Di fatto, la Maraini tritura il cadavere di Pasolini in pappa di caviale, usa il morto per i propri fini, promozionali: l’autrice, figlia di cotanto Fosco, ci rammenta che con Piera degli Esposti ha scritto Storia di Piera (p.22), che a Pasolini piaceva il suo Memorie di una ladra (“L’hai giudicato un ‘romanzo picaresco’”, p. 67), che ha “fatto ricerche su Chiara di Assisi” (da cui, va da sé, è scaturito un libro; p.101), che ha scritto “un testo teatrale su suor Juana Inés de la Cruz (p.197). Ci avvisa, la scaltra Dacia, che “amo molto le case museo. Ricordo la casa di Tolstoj che ho visitato a Mosca...” (p.117), e chissenefrega; rivanga l’era femminista fatta di “albergucci economici”, “panino col formaggio” e ribellismo al dettaglio (“Il personale è politico, era la nostra ricetta prediletta”). In effetti, nell’anno in cui muore Pasolini la Maraini licenzia un dramma ad alta densità ideologica, Reparto speciale antiterrorismo, reperto di un’era fa, fasullo, da idolatria sessantottina, dove le forze dell’ordine calzano nomi parlanti (Cane, Muscolo, Furbo, Italo) e latrano frasi di militare idiozia: “Fare domande non è segno di intelligenza... Devi ubbidire e basta... Al lavoro in silenzio, senza fiatare”. Più che un segno di contraddizione, i testi della Maraini rispondono ai comandi dell’egemonia dominante, da lotta di classe in salotto, contenta lei.

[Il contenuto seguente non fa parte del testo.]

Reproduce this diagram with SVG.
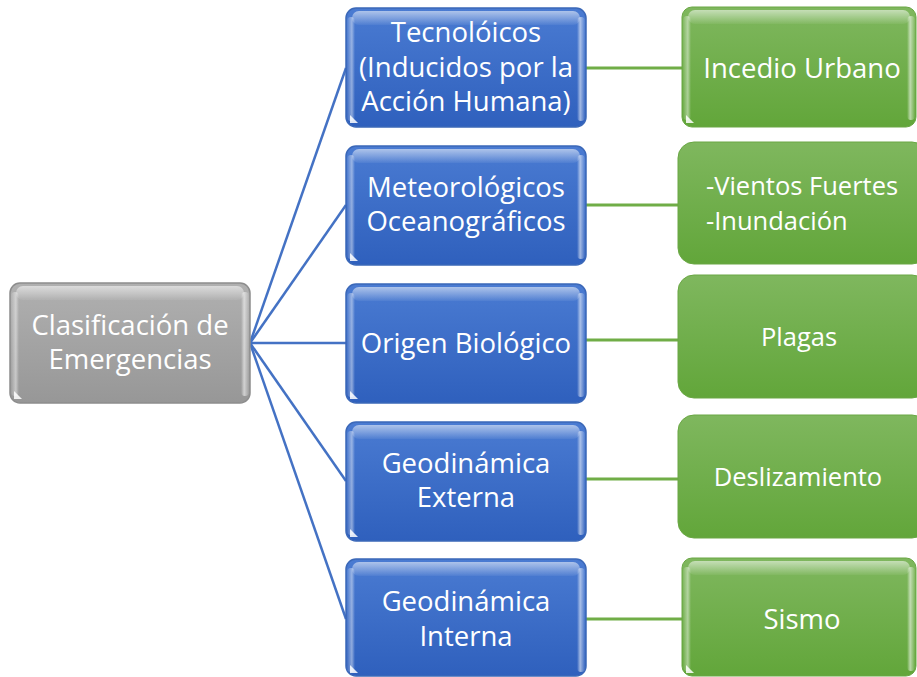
<svg xmlns="http://www.w3.org/2000/svg" width="917" height="677" viewBox="0 0 917 677">
<defs>
<linearGradient id="gBlue" x1="0" y1="0" x2="0" y2="1">
<stop offset="0" stop-color="#4a7bd2"/><stop offset="1" stop-color="#2f60bd"/>
</linearGradient>
<linearGradient id="gGray" x1="0" y1="0" x2="0" y2="1">
<stop offset="0" stop-color="#b0b0b0"/><stop offset="1" stop-color="#979797"/>
</linearGradient>
<linearGradient id="gGreen" x1="0" y1="0" x2="0" y2="1">
<stop offset="0" stop-color="#7fb75e"/><stop offset="1" stop-color="#62a63a"/>
</linearGradient>
<linearGradient id="gShine" x1="0" y1="0" x2="0" y2="1">
<stop offset="0" stop-color="#ffffff" stop-opacity="0.55"/><stop offset="1" stop-color="#ffffff" stop-opacity="0.05"/>
</linearGradient>
<linearGradient id="gEdgeL" x1="0" y1="0" x2="1" y2="0">
<stop offset="0" stop-color="#ffffff" stop-opacity="0.05"/><stop offset="0.6" stop-color="#ffffff" stop-opacity="0.45"/><stop offset="1" stop-color="#ffffff" stop-opacity="0"/>
</linearGradient>
<linearGradient id="gEdgeR" x1="1" y1="0" x2="0" y2="0">
<stop offset="0" stop-color="#ffffff" stop-opacity="0.05"/><stop offset="0.6" stop-color="#ffffff" stop-opacity="0.55"/><stop offset="1" stop-color="#ffffff" stop-opacity="0"/>
</linearGradient>
</defs>
<style>
.t{font-family:"Open Sans","Noto Sans","DejaVu Sans",sans-serif;font-size:27.5px;fill:#ffffff;text-anchor:middle}
.ts{font-family:"Open Sans","Noto Sans","DejaVu Sans",sans-serif;font-size:25.5px;fill:#ffffff;text-anchor:middle}
.tl{font-family:"Open Sans","Noto Sans","DejaVu Sans",sans-serif;font-size:25.5px;fill:#ffffff}
.blue{fill:url(#gBlue);stroke:#3b68b8;stroke-width:1.5}
.gray{fill:url(#gGray);stroke:#8d8d8d;stroke-width:1.5}
.green{fill:url(#gGreen);stroke:#6aa744;stroke-width:1}
.shine{fill:url(#gShine)}
.el{fill:url(#gEdgeL)}
.er{fill:url(#gEdgeR)}
.tri{fill:#ffffff;opacity:0.85}
.cb{stroke:#4472c4;stroke-width:2.5;fill:none}
.cg{stroke:#70ad47;stroke-width:3;fill:none}
</style>
<g id="connectors">
<line class="cb" x1="250" y1="343" x2="346" y2="68"/>
<line class="cb" x1="250" y1="343" x2="346" y2="205"/>
<line class="cb" x1="250" y1="343" x2="346" y2="343"/>
<line class="cb" x1="250" y1="343" x2="346" y2="481"/>
<line class="cb" x1="250" y1="343" x2="346" y2="619"/>
<line class="cg" x1="586" y1="68" x2="682" y2="68"/>
<line class="cg" x1="586" y1="205" x2="678" y2="205"/>
<line class="cg" x1="586" y1="340" x2="678" y2="340"/>
<line class="cg" x1="586" y1="479" x2="678" y2="479"/>
<line class="cg" x1="586" y1="619" x2="682" y2="619"/>
</g>
<g id="root">
<rect class="gray" x="10" y="283" width="240" height="120" rx="10"/>
<rect class="shine" x="16" y="286" width="228" height="14" rx="7"/>
<rect class="el" x="11" y="292" width="8" height="104" rx="4"/>
<rect class="er" x="241" y="292" width="8" height="104" rx="4"/>
<path class="tri" d="M14 399 L14 391 L22 399 Z"/>
<text class="t" x="130" y="335">Clasificación de</text>
<text class="t" x="130" y="369">Emergencias</text>
</g>
<g id="n1">
<rect class="blue" x="346" y="8" width="240" height="119" rx="10"/>
<rect class="shine" x="352" y="11" width="228" height="14" rx="7"/>
<rect class="el" x="347" y="17" width="8" height="104" rx="4"/>
<rect class="er" x="577" y="17" width="8" height="104" rx="4"/>
<path class="tri" d="M350 123 L350 115 L358 123 Z"/>
<text class="t" x="466" y="42">Tecnolóicos</text>
<text class="t" x="466" y="77">(Inducidos por la</text>
<text class="t" x="466" y="111">Acción Humana)</text>
</g>
<g id="n2">
<rect class="blue" x="346" y="146" width="240" height="119" rx="10"/>
<rect class="shine" x="352" y="149" width="228" height="14" rx="7"/>
<rect class="el" x="347" y="155" width="8" height="104" rx="4"/>
<rect class="er" x="577" y="155" width="8" height="104" rx="4"/>
<path class="tri" d="M350 261 L350 253 L358 261 Z"/>
<text class="t" x="466" y="197">Meteorológicos</text>
<text class="t" x="466" y="231">Oceanográficos</text>
</g>
<g id="n3">
<rect class="blue" x="346" y="284" width="240" height="119" rx="10"/>
<rect class="shine" x="352" y="287" width="228" height="14" rx="7"/>
<rect class="el" x="347" y="293" width="8" height="104" rx="4"/>
<rect class="er" x="577" y="293" width="8" height="104" rx="4"/>
<path class="tri" d="M350 399 L350 391 L358 399 Z"/>
<text class="t" x="466" y="353">Origen Biológico</text>
</g>
<g id="n4">
<rect class="blue" x="346" y="422" width="240" height="119" rx="10"/>
<rect class="shine" x="352" y="425" width="228" height="14" rx="7"/>
<rect class="el" x="347" y="431" width="8" height="104" rx="4"/>
<rect class="er" x="577" y="431" width="8" height="104" rx="4"/>
<path class="tri" d="M350 537 L350 529 L358 537 Z"/>
<text class="t" x="466" y="473">Geodinámica</text>
<text class="t" x="466" y="507">Externa</text>
</g>
<g id="n5">
<rect class="blue" x="346" y="559" width="240" height="117" rx="10"/>
<rect class="shine" x="352" y="562" width="228" height="14" rx="7"/>
<rect class="el" x="347" y="568" width="8" height="104" rx="4"/>
<rect class="er" x="577" y="568" width="8" height="104" rx="4"/>
<path class="tri" d="M350 673 L350 665 L358 673 Z"/>
<text class="t" x="466" y="611">Geodinámica</text>
<text class="t" x="466" y="646">Interna</text>
</g>
<g id="g1">
<rect class="green" x="682" y="7" width="234" height="120" rx="10"/>
<rect class="shine" x="688" y="10" width="222" height="14" rx="7"/>
<rect class="el" x="683" y="16" width="8" height="104" rx="4"/>
<rect class="er" x="907" y="16" width="8" height="104" rx="4"/>
<path class="tri" d="M686 123 L686 115 L694 123 Z"/>
<text class="t" x="802" y="78">Incedio Urbano</text>
</g>
<g id="g2">
<rect class="green" x="678" y="142" width="250" height="122" rx="16"/>
<text class="tl" x="706" y="195">-Vientos Fuertes</text>
<text class="tl" x="706" y="230">-Inundación</text>
</g>
<g id="g3">
<rect class="green" x="678" y="275" width="250" height="123" rx="16"/>
<text class="ts" x="799" y="346">Plagas</text>
</g>
<g id="g4">
<rect class="green" x="678" y="415" width="250" height="123" rx="16"/>
<text class="ts" x="798" y="486">Deslizamiento</text>
</g>
<g id="g5">
<rect class="green" x="682" y="558" width="234" height="118" rx="10"/>
<rect class="shine" x="688" y="561" width="222" height="14" rx="7"/>
<rect class="el" x="683" y="567" width="8" height="104" rx="4"/>
<rect class="er" x="907" y="567" width="8" height="104" rx="4"/>
<path class="tri" d="M686 673 L686 665 L694 673 Z"/>
<text class="t" x="802" y="629">Sismo</text>
</g>
</svg>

Di Caro Pier Paolo, più che altro, va elogiata la copertina: Pasolini e la giovane Dacia, di apollinea bellezza, assediati dal cielo abbacinante d’Africa. Il breve ricordo di Ezra Pound, “un grande poeta compromesso col nazismo”, capace di poesie “che, a parte quelle deliranti legate al periodo nazista, sono bellissime” (quale sarebbe il “periodo nazista” di Ez?), è acido, stupido, imbarazzante.

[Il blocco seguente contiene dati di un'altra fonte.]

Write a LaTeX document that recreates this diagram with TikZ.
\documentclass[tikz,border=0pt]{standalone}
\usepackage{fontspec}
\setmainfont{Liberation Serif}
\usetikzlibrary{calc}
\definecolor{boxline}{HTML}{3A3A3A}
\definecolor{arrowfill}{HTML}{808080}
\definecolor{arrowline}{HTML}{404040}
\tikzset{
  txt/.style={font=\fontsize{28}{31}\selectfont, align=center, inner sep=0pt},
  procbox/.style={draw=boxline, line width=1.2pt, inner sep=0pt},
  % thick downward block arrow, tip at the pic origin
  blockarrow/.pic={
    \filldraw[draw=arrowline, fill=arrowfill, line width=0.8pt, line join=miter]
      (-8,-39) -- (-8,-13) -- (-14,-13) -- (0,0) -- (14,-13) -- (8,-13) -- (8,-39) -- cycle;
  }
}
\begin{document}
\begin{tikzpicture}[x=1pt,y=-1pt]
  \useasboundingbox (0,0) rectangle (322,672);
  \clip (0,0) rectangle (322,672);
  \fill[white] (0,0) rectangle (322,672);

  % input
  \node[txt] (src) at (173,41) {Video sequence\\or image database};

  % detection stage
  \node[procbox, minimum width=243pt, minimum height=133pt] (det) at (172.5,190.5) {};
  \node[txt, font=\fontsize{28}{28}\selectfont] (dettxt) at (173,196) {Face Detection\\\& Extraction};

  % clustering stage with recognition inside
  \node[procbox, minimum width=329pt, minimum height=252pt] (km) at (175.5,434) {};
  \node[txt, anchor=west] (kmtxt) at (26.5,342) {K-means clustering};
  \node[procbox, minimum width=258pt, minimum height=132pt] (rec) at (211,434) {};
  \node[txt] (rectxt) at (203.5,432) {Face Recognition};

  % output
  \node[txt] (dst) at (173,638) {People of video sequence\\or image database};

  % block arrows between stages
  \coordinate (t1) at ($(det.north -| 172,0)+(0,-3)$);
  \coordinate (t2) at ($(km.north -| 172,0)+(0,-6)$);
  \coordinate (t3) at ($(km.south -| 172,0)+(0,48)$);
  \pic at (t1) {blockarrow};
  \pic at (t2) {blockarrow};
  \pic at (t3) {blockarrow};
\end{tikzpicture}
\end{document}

Probabilmente, ex amici, compagni di via, smaliziati esegeti tentano di fare di Pasolini un’icona da talk, una specie di lassativo culturale, appianando aporie, apostasie, eversioni. Sono loro, costoro, incatenati allo show editoriale, che con sarcastica gioia ammazzano Pasolini nella sacrestia delle buone intenzioni, ne fanno pasto, lo sbudellano, lo evirano, felici di sventolarne lo scalpo, bravi, l’avete svaginato. Ancora e ancora e ancora.